The RTX 5090 uses the 16-pin 12V-2x6 connector, which is the updated version of the 12VHPWR that shipped with the RTX 4090. The five units on this list all ship with native 12V-2x6 cables. If you are pairing the RTX 5090 with an older PSU that only provides a 12VHPWR-to-12V-2x6 adapter, you are adding a stress point at the highest-load joint in the build, which is where 4090 melt failures originated.

Will the 12V-2x6 connector melt like the 4090's 12VHPWR did?

The 12V-2x6 connector addressed the root causes of the 4090 failures. Those failures traced to partial seating in the 12VHPWR connector, which allowed arcing and thermal damage at the joint. The 12V-2x6 redesign added a physical locking tab that prevents partial insertion, revised sense pins that communicate real-time power draw to PSU firmware, and tighter cable gauge requirements. Properly-spec'd 12V-2x6 hardware on the RTX 5090 has not produced the connector melt incidents that characterized 4090 early launches.

Should I use a 1000W or step up to 1200W for an RTX 5090 build?

For a single-GPU build, 1000W with ATX 3.1 is the right spec. A 1200W unit at the same 700W sustained draw operates at 58% load, which is below the optimal efficiency band for most Gold PSUs (ideally 40 to 80%, but centered around 50 to 70%). A 1000W unit at 700W is at 70% load, squarely in that range. The 1200W costs meaningfully more and provides capacity you will not use unless you are running a second compute GPU or extreme CPU overclocking. That money is better spent on storage or cooling.

Do I need ATX 3.1 specifically, or will ATX 3.0 work with the RTX 5090?

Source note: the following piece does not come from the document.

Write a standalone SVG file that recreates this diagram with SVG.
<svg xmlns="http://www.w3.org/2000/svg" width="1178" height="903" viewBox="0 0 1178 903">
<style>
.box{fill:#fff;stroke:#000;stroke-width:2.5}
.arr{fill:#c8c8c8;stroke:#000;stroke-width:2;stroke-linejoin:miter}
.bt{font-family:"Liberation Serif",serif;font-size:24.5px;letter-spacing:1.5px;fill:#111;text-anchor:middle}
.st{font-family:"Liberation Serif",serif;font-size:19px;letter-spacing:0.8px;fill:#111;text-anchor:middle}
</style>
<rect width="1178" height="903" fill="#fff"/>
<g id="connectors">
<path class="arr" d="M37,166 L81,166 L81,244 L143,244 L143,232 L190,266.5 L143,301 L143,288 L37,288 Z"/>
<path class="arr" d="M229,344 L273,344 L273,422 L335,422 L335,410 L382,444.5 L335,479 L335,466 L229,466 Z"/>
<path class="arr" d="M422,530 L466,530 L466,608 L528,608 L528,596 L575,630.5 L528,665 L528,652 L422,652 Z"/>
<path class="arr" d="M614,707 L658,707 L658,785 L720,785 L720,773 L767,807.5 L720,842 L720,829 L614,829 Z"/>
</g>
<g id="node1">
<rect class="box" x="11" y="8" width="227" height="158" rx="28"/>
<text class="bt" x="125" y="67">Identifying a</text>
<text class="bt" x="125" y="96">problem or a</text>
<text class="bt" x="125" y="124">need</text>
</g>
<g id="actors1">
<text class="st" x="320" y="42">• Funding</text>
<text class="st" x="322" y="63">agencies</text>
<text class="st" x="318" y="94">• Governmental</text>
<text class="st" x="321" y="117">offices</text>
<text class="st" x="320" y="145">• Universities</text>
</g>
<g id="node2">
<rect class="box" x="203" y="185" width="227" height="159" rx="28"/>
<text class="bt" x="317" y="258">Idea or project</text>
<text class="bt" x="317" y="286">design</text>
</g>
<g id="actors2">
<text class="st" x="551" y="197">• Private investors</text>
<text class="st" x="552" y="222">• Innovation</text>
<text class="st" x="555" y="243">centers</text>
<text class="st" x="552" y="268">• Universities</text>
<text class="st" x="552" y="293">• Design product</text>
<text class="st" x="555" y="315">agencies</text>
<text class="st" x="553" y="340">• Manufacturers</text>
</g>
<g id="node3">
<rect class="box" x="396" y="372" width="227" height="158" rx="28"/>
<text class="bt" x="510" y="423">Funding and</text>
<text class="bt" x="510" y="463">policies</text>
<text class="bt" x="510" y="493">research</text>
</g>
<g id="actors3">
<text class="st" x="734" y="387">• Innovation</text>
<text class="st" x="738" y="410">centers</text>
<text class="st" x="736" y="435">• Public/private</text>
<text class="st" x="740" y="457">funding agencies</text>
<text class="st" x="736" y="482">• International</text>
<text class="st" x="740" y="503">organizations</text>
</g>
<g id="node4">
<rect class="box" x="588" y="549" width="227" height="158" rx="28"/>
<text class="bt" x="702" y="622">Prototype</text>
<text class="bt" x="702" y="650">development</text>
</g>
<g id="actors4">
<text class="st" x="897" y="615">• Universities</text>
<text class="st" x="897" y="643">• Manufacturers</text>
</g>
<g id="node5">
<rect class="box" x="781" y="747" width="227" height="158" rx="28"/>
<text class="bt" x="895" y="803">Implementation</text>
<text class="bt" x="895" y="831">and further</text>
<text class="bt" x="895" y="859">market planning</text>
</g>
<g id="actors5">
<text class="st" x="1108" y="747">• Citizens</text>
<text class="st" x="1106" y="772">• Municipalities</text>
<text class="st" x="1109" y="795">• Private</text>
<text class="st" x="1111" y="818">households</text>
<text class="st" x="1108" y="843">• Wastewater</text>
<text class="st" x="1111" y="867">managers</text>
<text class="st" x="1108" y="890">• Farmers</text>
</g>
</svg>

ATX 3.0 was the first spec to introduce the 200% transient headroom requirement and the 12VHPWR connector. A solid ATX 3.0 unit with a native 12VHPWR connector should function with the RTX 5090. ATX 3.1 added the upgraded 12V-2x6 connector with improved strain relief and tightened tolerances. If you are buying new today, there is no reason to buy ATX 3.0 when ATX 3.1 units are at price parity. All five units on this list are ATX 3.1.